A cable TV monopoly is imminent and high prices loom, at least as far as the Associated Press is concerned.
That was the angle of a widely syndicated AP story last week reporting that in the second quarter of this year, landline phone companies lost broadband subscribers while cable companies gained market share.
Beneath the lead, Peter Svensson, AP technology reporter, wrote:
The flow of subscribers from phone companies to cable providers could lead to a de facto monopoly on broadband in many areas of the U.S., say industry watchers. That could mean a lack of choice and higher prices.
In the news business, the second graph is usually referred to as the “nut” graph. It encapsulates the significance of the story, that is, why it’s news.

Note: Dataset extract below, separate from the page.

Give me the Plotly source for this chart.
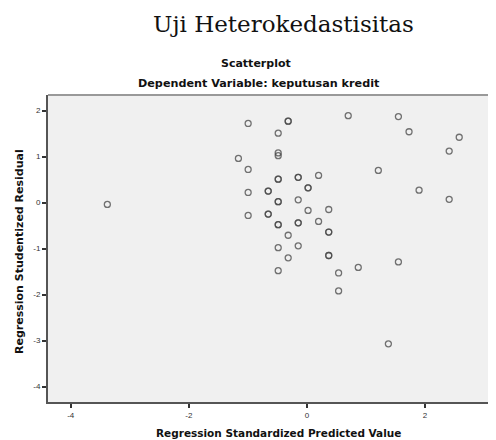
import plotly.graph_objects as go

# Standardized predicted values (x) and studentized residuals (y)
pred = [-0.995, -0.317, -0.317, -0.486, 0.70, 1.55, 1.73, 2.58, 2.41, -0.486, -0.486,
        -1.16, -0.995, 1.21, -0.486, -0.486, -0.147, -0.147, 0.198, 0.02, 0.02,
        -0.655, -0.655, -0.995, 1.90, 2.41, -0.486, -0.486, -0.147, 0.02, 0.37,
        -0.655, -0.655, -0.995, -0.486, -0.486, -0.147, -0.147, 0.198, -0.317,
        0.37, 0.37, -0.486, -0.147, -0.317, 0.37, 0.37, -0.486, 0.537, 0.87,
        1.55, 0.537, 1.38, -3.38]
resid = [1.72, 1.77, 1.77, 1.51, 1.89, 1.87, 1.54, 1.42, 1.12, 1.08, 1.02,
         0.96, 0.72, 0.70, 0.51, 0.51, 0.55, 0.55, 0.59, 0.32, 0.32,
         0.25, 0.25, 0.22, 0.27, 0.07, 0.02, 0.02, 0.06, -0.17, -0.15,
         -0.25, -0.25, -0.28, -0.48, -0.48, -0.44, -0.44, -0.41, -0.71,
         -0.64, -0.64, -0.98, -0.94, -1.20, -1.15, -1.15, -1.48, -1.53, -1.41,
         -1.29, -1.92, -3.07, -0.04]

x_ticks = [-4, -2, 0, 2]
x_tick_labels = ["-4", "-2", "0", "2"]
y_ticks = [2, 1, 0, -1, -2, -3, -4]
y_tick_labels = ["2", "1", "0", "-1", "-2", "-3", "-4"]

main_title = "Uji Heterokedastisitas"
chart_title = "Scatterplot"
subtitle = "Dependent Variable: keputusan kredit"
x_title = "Regression Standardized Predicted Value"
y_title = "Regression Studentized Residual"

fig = go.Figure()
fig.add_trace(go.Scatter(
    x=pred, y=resid, mode="markers",
    marker=dict(symbol="circle-open", size=6, color="rgba(70,70,70,0.75)",
                line=dict(width=1.3, color="rgba(70,70,70,0.75)")),
    hoverinfo="x+y", showlegend=False))

bold_font = "DejaVu Sans, Liberation Sans, Arial"

# page body has an 8px margin; figure is sized so the plot area lands at
# page x 48..496, y 95..402
fig.update_layout(
    width=488, height=432,
    margin=dict(l=40, r=0, t=87, b=38),
    paper_bgcolor="white", plot_bgcolor="#f0f0f0",
    font=dict(family="Liberation Sans, Arial", color="#222"),
    xaxis=dict(range=[-4.385, 3.203], tickvals=x_ticks, ticktext=x_tick_labels,
               showgrid=False, zeroline=False, showline=True, linecolor="#555",
               linewidth=2, ticks="outside", ticklen=4, tickwidth=1.5,
               tickcolor="#333", tickfont=dict(size=8, color="#333")),
    yaxis=dict(range=[-4.335, 2.339], tickvals=y_ticks, ticktext=y_tick_labels,
               showgrid=False, zeroline=False, showline=True, linecolor="#555",
               linewidth=2, ticks="outside", ticklen=4, tickwidth=1.5,
               tickcolor="#333", tickfont=dict(size=8, color="#333")),
    shapes=[dict(type="line", xref="paper", yref="paper", x0=0, x1=1, y0=1, y1=1,
                 line=dict(color="#999", width=2))],
    annotations=[
        dict(text=main_title, xref="paper", yref="paper", x=(283-48)/448, y=1 + (95-24)/307,
             showarrow=False, xanchor="center", yanchor="middle",
             font=dict(family="DejaVu Serif", size=23, color="#111")),
        dict(text="<b>" + chart_title + "</b>", xref="paper", yref="paper",
             x=(256-48)/448, y=1 + (95-64)/307, showarrow=False,
             xanchor="center", yanchor="middle",
             font=dict(family=bold_font, size=11, color="#111")),
        dict(text="<b>" + subtitle + "</b>", xref="paper", yref="paper",
             x=(259-48)/448, y=1 + (95-83)/307, showarrow=False,
             xanchor="center", yanchor="middle",
             font=dict(family=bold_font, size=11.2, color="#111")),
        dict(text="<b>" + x_title + "</b>", xref="paper", yref="paper",
             x=(278-48)/448, y=-(433-402)/307, showarrow=False,
             xanchor="center", yanchor="middle",
             font=dict(family=bold_font, size=10.5, color="#111")),
        dict(text="<b>" + y_title + "</b>", xref="paper", yref="paper",
             x=-(48-19)/448, y=(402-252)/307, showarrow=False, textangle=-90,
             xanchor="center", yanchor="middle",
             font=dict(family=bold_font, size=11, color="#111")),
    ],
)

fig.write_html("out.html")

It’s interesting that Svensson, with either support or input from his editors, jumped on the “de facto” monopoly angle. There could be any number of reasons why cable broadband is outpacing telco DSL, beginning with superior speed (to be fair, an aspect noted in the lead).
However, AP defaulted to the clichéd narrative that the telecom, Internet and media technology markets inevitably bend toward monopoly (see here, here, here and here for just as a sample). Moreover, that the money quote came from Susan Crawford, President Obama’s former special assistant for science, technology and innovation policy, and a vocal advocate of broad industry regulation, was all the more reason it should have been countered with some acknowledgement of the growing data on how consumer behavior is changing when it comes to TV viewing. Arguably, at least, the cable companies, far from heading toward monopoly, are sailing into competitive headwinds stirred up by video on demand services such as Netflix, Hulu and iTunes.
What numbers does AP base its monopoly supposition on? Their own tally from separate phone company reports finds that the eight largest phone companies in the U.S. collectively lost 70,000 broadband subscribers between April and June. Meanwhile, the top four public cable companies reported a gain of 290,000 subscribers. Assuming most of the 70,000 the telcos lost was DSL-to-cable churn, that still leaves cable with a net gain of 220,000 broadband subscribers (although some likely switched from satellite). So another way to read these numbers is that U.S. broadband subscriptions increased by nearly a quarter-million households in the second quarter. Too much of a smiley face? OK.
Then consider this:
Balancing the AP’s reporting of cable dominance is the Convergence Consulting Group’s finding that between 2008 and 2011 2.65 million people have dropped cable entirely in favor of alternative methods. Separate research from Nielsen tracked with this, finding that the number of households paying a multichannel provider last year declined by 1.5 million, which suggests the rate of cord-cutting is increasing.
In an excellent analysis of these trends, Engadget’s Brad Hill, no fan of cable, looks at how the cable companies are slowly getting boxed in between the on-demand alternatives and their traditional tiered pricing model, which day-by-day appears less and less price-competitive.
My purpose here has not been to pile on AP’s or the mainstream media’s technology reporting. But the danger in defaulting to the monopoly angle reinforces erroneous perceptions that persist in policy circles. I can’t predict how it’s going to turn out, but if consumers are to be served, broadband providers, as well as companies in any other segment of the digital economy, need the freedom to respond to market conditions. Regulations that restrain now-competitive companies as if they were once-and-future monopolies is not going to promote innovation. If progress is to be made on broadband policy that truly benefits consumers, lawmakers and regulators have approach the industry as it exists today—not as it was one, three, five or ten years ago. I’ll be the first to say legacy perceptions are hard to dismiss. But responsible reporting and analysis contributes to greater clarity and does not reinforce outdated notions.